Normandy is one  of the few regions in France that does not have a substantial grape wine  industry. Instead it is apple country, with a substantial tradition of  producing hard and sweet cider that in turn can be distilled into an Apple  Brandy known as Calvados. The local cider apples, which tend to be small  and tart, are closer in type to crab apples than to modern table apples.  This spirit has its own appellations, with the best brands coming from  Appellation Controlee Pays dAuge near the Atlantic seaport of  Deauville, and the rest in 10 adjacent regions that are designated  Appellation Reglementee. Most Pays dAuge and some of the better  Appellation Reglementee are produced in pot stills. All varieties of  Calvados are aged in oak casks for a minimum of two years. Cognac-style  quality and age terms such as V.S.O.P. and Hors dAge are frequently  used on labels, but have no legal meaning.
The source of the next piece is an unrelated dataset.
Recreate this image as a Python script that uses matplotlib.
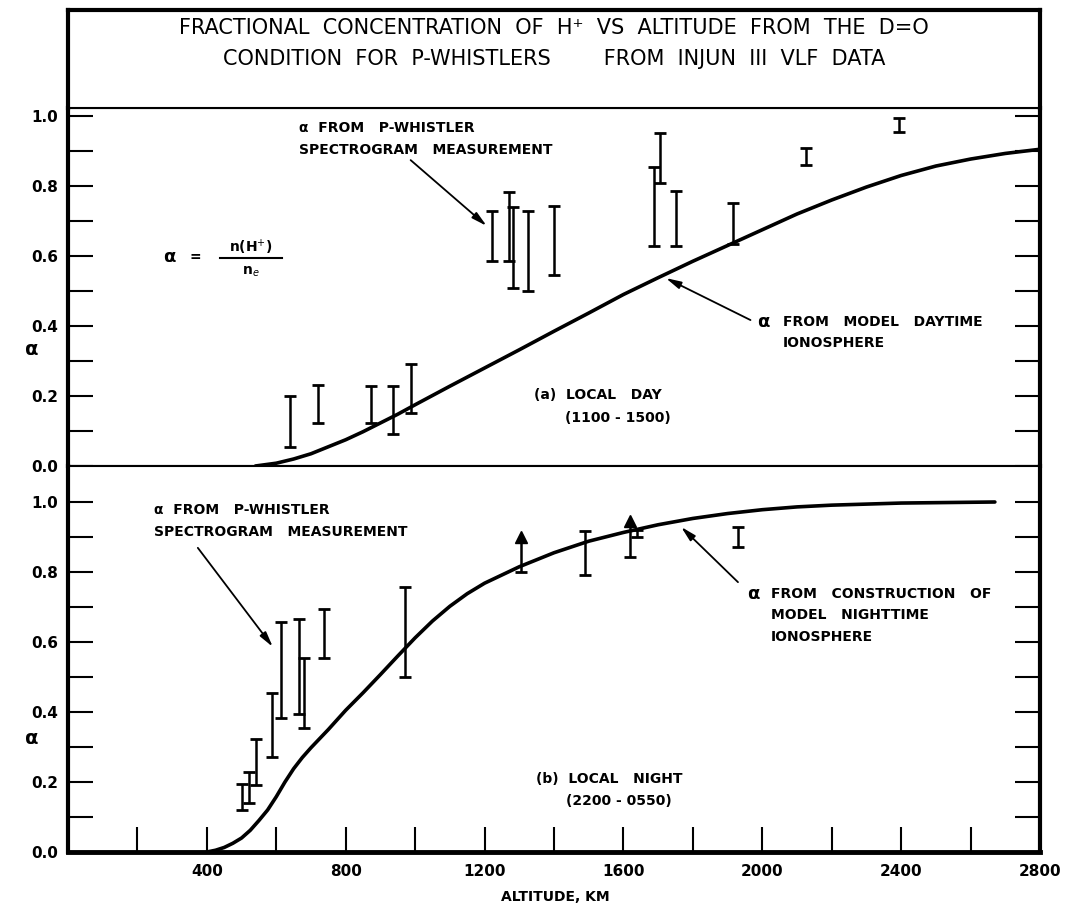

In the United States,  Applejack, as Apple Brandy is called locally, is thought by many to be the  first spirit produced in the British colonies. This colonial tradition has  continued on the East Coast with the Lairds Distillery in New Jersey  (established in 1780 and the oldest distillery in America). Apple Brandies  that are more like eau-de-vie are produced in California and  Oregon.

 

The  fruit-growing regions of the upper Rhine River are the prime eau-de-vie  production areas of Europe. The Black Forest region of Bavaria in Germany,  and Alsace in France, are known for their Cherry Brandies (Kir in France,  Kirschwasser in Germany), Raspberry Brandies (Framboise and Himbeergeist),  and Pear Brandies (Poire). Similar eaux-de-vies are now being produced in  the United States in California and Oregon. Some Plum Brandy is also made  in these regions (Mirabelle from France is an example), but the best known  type of Plum Brandy is Slivovitz, which is made from the small blue Sljiva  plum throughout Eastern Europe and the Balkans.